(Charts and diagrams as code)

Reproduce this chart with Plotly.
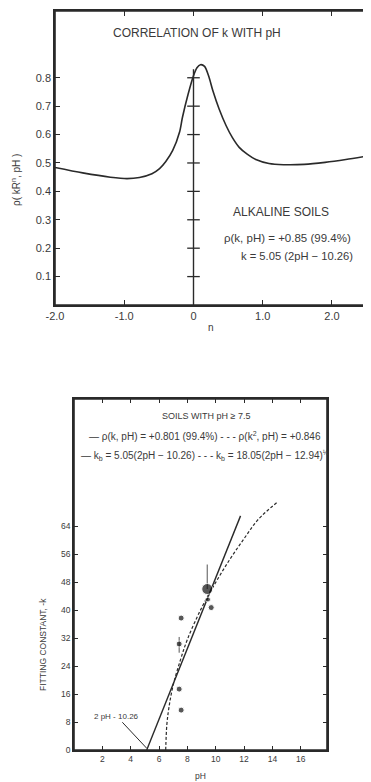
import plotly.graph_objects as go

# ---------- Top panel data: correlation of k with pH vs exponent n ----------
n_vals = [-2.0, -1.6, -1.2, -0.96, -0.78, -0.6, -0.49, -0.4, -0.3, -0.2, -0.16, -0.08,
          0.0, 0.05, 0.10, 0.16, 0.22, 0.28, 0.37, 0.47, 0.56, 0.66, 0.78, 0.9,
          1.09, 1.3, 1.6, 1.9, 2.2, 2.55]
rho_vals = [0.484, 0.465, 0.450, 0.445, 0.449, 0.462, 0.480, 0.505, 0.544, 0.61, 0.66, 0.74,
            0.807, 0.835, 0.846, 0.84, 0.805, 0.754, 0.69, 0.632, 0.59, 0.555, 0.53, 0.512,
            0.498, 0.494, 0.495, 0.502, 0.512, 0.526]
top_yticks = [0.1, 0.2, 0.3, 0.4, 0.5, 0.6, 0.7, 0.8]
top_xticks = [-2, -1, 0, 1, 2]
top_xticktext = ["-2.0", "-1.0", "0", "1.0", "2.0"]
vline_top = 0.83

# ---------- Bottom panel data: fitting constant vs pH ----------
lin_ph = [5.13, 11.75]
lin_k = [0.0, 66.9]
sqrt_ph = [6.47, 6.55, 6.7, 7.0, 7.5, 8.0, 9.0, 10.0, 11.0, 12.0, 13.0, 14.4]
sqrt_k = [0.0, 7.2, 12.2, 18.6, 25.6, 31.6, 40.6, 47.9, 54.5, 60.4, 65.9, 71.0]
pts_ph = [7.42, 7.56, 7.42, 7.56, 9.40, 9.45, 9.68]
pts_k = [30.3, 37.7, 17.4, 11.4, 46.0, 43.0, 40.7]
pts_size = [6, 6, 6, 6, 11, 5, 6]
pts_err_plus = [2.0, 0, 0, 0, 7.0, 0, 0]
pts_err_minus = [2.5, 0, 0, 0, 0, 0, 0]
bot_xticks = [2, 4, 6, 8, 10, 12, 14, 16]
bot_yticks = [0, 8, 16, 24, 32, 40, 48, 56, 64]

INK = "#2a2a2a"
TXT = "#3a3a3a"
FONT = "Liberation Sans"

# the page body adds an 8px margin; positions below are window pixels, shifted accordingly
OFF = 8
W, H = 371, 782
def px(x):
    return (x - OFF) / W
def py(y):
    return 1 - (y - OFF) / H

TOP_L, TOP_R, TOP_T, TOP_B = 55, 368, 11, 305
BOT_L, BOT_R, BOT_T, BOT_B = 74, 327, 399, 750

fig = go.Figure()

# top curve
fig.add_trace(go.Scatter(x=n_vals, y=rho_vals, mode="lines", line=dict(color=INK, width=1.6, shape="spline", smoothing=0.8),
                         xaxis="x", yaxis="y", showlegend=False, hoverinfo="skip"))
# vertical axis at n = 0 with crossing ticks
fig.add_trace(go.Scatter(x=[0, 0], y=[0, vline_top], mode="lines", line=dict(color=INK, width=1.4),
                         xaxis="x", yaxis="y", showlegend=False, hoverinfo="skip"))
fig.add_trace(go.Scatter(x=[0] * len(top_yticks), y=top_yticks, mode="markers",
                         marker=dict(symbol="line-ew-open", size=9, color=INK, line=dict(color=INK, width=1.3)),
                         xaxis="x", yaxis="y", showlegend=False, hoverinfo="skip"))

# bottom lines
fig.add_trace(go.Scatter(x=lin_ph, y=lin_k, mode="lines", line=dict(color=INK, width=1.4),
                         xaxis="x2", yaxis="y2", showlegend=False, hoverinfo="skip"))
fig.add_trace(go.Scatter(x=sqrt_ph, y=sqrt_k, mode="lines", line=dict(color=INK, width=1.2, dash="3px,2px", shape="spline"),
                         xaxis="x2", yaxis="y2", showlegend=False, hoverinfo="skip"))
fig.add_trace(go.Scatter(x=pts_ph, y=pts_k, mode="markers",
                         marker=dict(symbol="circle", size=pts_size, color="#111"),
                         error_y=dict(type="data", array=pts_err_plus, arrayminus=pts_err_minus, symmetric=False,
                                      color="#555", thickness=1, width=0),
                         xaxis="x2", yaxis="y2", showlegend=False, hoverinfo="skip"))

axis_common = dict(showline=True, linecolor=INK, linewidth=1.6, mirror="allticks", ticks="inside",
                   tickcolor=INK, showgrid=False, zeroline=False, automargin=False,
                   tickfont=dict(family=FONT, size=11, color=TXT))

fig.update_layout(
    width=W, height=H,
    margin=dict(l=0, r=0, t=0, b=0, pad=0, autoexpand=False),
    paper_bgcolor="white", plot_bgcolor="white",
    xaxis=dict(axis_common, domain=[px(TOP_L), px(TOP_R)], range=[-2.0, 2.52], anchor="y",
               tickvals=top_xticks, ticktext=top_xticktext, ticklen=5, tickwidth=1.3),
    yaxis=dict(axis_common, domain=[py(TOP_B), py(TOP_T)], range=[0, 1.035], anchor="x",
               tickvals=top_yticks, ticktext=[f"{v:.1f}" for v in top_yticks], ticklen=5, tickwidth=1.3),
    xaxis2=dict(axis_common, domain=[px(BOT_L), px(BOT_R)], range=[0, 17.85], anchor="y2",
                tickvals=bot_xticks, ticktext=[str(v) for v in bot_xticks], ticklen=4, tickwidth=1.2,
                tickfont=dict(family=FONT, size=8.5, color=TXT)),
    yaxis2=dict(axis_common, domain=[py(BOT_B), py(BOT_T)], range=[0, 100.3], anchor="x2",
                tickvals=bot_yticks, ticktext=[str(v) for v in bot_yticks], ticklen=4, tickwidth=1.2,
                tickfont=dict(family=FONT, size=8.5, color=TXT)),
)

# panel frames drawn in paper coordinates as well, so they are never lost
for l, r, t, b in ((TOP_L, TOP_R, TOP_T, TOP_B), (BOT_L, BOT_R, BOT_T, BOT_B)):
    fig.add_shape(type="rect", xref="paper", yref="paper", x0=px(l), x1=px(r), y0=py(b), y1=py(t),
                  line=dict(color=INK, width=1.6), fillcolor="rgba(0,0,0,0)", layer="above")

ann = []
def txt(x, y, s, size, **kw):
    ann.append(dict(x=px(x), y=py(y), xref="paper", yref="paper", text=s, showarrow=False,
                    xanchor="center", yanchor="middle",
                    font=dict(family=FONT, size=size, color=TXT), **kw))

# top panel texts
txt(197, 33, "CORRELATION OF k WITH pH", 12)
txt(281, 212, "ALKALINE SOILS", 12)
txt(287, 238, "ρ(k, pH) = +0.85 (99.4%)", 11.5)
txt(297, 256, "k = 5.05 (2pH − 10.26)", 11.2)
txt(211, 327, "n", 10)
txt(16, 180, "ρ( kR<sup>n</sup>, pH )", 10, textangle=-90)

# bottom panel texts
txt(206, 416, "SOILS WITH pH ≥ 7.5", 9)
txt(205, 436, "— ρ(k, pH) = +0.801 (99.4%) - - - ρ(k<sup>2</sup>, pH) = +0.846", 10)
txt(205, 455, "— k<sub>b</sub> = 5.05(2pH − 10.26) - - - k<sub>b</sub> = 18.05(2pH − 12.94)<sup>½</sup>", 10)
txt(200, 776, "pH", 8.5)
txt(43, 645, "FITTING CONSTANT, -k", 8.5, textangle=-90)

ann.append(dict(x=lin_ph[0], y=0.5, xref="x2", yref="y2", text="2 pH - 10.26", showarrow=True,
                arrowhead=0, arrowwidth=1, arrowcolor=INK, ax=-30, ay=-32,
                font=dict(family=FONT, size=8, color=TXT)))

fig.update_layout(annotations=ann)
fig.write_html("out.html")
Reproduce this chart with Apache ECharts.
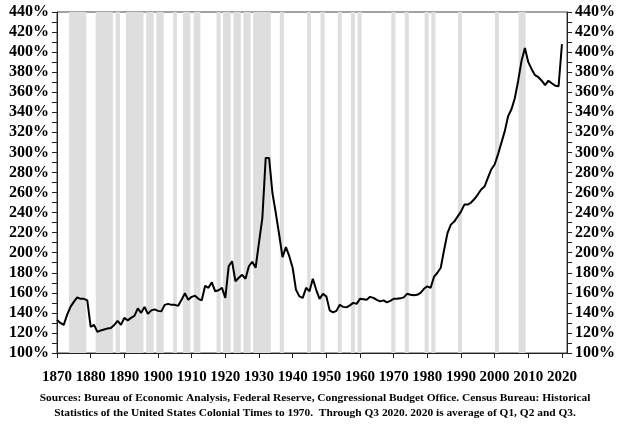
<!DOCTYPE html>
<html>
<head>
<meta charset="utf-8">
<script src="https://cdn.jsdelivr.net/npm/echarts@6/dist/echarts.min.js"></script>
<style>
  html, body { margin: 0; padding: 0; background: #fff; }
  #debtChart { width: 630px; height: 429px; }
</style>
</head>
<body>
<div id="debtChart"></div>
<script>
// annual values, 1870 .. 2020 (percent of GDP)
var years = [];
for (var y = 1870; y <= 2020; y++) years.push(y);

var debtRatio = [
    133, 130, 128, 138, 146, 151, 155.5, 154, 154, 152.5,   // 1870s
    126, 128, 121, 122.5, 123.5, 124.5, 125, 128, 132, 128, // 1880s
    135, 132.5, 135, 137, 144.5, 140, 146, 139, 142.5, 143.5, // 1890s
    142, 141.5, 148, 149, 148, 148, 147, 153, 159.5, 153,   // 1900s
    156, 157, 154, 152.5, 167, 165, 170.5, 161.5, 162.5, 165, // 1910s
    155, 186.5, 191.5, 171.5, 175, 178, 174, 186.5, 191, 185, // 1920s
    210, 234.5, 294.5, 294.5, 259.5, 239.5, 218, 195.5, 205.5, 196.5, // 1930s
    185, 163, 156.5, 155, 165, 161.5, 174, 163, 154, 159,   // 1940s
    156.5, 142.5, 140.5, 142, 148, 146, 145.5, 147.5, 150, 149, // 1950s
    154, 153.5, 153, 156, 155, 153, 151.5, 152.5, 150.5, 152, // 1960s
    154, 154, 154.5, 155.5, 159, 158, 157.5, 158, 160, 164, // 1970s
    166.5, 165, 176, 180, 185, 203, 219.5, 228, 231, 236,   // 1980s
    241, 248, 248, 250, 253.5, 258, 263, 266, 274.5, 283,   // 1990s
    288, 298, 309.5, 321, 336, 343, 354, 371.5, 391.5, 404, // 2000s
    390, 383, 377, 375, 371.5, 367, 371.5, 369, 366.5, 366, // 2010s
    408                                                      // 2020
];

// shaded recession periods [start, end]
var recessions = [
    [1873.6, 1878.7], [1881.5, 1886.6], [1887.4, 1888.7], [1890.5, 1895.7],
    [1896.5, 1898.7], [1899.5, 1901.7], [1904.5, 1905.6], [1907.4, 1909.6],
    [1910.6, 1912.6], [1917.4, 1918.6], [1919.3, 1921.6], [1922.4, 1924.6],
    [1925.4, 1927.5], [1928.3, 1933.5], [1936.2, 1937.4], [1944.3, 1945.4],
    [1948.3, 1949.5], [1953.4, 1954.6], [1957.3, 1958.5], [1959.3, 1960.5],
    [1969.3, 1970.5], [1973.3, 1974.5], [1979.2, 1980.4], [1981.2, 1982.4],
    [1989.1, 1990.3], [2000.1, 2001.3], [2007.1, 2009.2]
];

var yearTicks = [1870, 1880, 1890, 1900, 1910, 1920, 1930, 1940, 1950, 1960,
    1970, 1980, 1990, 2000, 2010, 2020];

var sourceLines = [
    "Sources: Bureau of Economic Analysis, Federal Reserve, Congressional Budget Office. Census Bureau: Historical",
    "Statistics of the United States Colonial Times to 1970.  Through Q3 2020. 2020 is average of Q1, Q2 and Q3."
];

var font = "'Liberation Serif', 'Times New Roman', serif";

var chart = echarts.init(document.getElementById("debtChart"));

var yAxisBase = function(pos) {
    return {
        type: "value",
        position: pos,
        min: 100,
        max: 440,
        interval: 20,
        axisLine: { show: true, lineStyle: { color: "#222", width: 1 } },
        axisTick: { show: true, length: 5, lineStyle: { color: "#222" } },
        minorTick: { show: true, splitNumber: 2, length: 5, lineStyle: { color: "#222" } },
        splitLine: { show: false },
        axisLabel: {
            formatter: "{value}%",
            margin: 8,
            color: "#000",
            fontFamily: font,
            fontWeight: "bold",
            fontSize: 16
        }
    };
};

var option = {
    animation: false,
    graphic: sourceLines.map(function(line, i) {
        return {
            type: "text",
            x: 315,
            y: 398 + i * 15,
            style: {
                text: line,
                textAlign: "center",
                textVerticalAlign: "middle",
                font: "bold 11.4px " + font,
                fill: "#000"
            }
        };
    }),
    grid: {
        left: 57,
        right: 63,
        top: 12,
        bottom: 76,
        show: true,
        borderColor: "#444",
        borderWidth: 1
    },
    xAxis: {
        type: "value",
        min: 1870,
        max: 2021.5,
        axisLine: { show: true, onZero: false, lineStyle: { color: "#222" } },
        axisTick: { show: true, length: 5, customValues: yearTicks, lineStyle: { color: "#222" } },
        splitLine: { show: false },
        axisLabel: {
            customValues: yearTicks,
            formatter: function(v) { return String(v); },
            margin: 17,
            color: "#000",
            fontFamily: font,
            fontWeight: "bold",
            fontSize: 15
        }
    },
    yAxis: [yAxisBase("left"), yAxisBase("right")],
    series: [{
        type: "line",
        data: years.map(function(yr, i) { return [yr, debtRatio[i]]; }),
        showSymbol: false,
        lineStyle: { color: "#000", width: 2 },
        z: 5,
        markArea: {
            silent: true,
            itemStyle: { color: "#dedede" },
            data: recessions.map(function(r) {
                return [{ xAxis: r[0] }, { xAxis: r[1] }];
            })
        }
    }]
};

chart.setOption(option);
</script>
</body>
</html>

» DO THIS: Extract, word for word, each line from the top of the data down to and including the line with "fig = go.Figure()"; skip the pictures.

» SOLUTION FOR THIS TASK:
Reproduce this chart with Plotly.
import plotly.graph_objects as go

# ---------- Top panel data: correlation of k with pH vs exponent n ----------
n_vals = [-2.0, -1.6, -1.2, -0.96, -0.78, -0.6, -0.49, -0.4, -0.3, -0.2, -0.16, -0.08,
          0.0, 0.05, 0.10, 0.16, 0.22, 0.28, 0.37, 0.47, 0.56, 0.66, 0.78, 0.9,
          1.09, 1.3, 1.6, 1.9, 2.2, 2.55]
rho_vals = [0.484, 0.465, 0.450, 0.445, 0.449, 0.462, 0.480, 0.505, 0.544, 0.61, 0.66, 0.74,
            0.807, 0.835, 0.846, 0.84, 0.805, 0.754, 0.69, 0.632, 0.59, 0.555, 0.53, 0.512,
            0.498, 0.494, 0.495, 0.502, 0.512, 0.526]
top_yticks = [0.1, 0.2, 0.3, 0.4, 0.5, 0.6, 0.7, 0.8]
top_xticks = [-2, -1, 0, 1, 2]
top_xticktext = ["-2.0", "-1.0", "0", "1.0", "2.0"]
vline_top = 0.83

# ---------- Bottom panel data: fitting constant vs pH ----------
lin_ph = [5.13, 11.75]
lin_k = [0.0, 66.9]
sqrt_ph = [6.47, 6.55, 6.7, 7.0, 7.5, 8.0, 9.0, 10.0, 11.0, 12.0, 13.0, 14.4]
sqrt_k = [0.0, 7.2, 12.2, 18.6, 25.6, 31.6, 40.6, 47.9, 54.5, 60.4, 65.9, 71.0]
pts_ph = [7.42, 7.56, 7.42, 7.56, 9.40, 9.45, 9.68]
pts_k = [30.3, 37.7, 17.4, 11.4, 46.0, 43.0, 40.7]
pts_size = [6, 6, 6, 6, 11, 5, 6]
pts_err_plus = [2.0, 0, 0, 0, 7.0, 0, 0]
pts_err_minus = [2.5, 0, 0, 0, 0, 0, 0]
bot_xticks = [2, 4, 6, 8, 10, 12, 14, 16]
bot_yticks = [0, 8, 16, 24, 32, 40, 48, 56, 64]

INK = "#2a2a2a"
TXT = "#3a3a3a"
FONT = "Liberation Sans"

# the page body adds an 8px margin; positions below are window pixels, shifted accordingly
OFF = 8
W, H = 371, 782
def px(x):
    return (x - OFF) / W
def py(y):
    return 1 - (y - OFF) / H

TOP_L, TOP_R, TOP_T, TOP_B = 55, 368, 11, 305
BOT_L, BOT_R, BOT_T, BOT_B = 74, 327, 399, 750

fig = go.Figure()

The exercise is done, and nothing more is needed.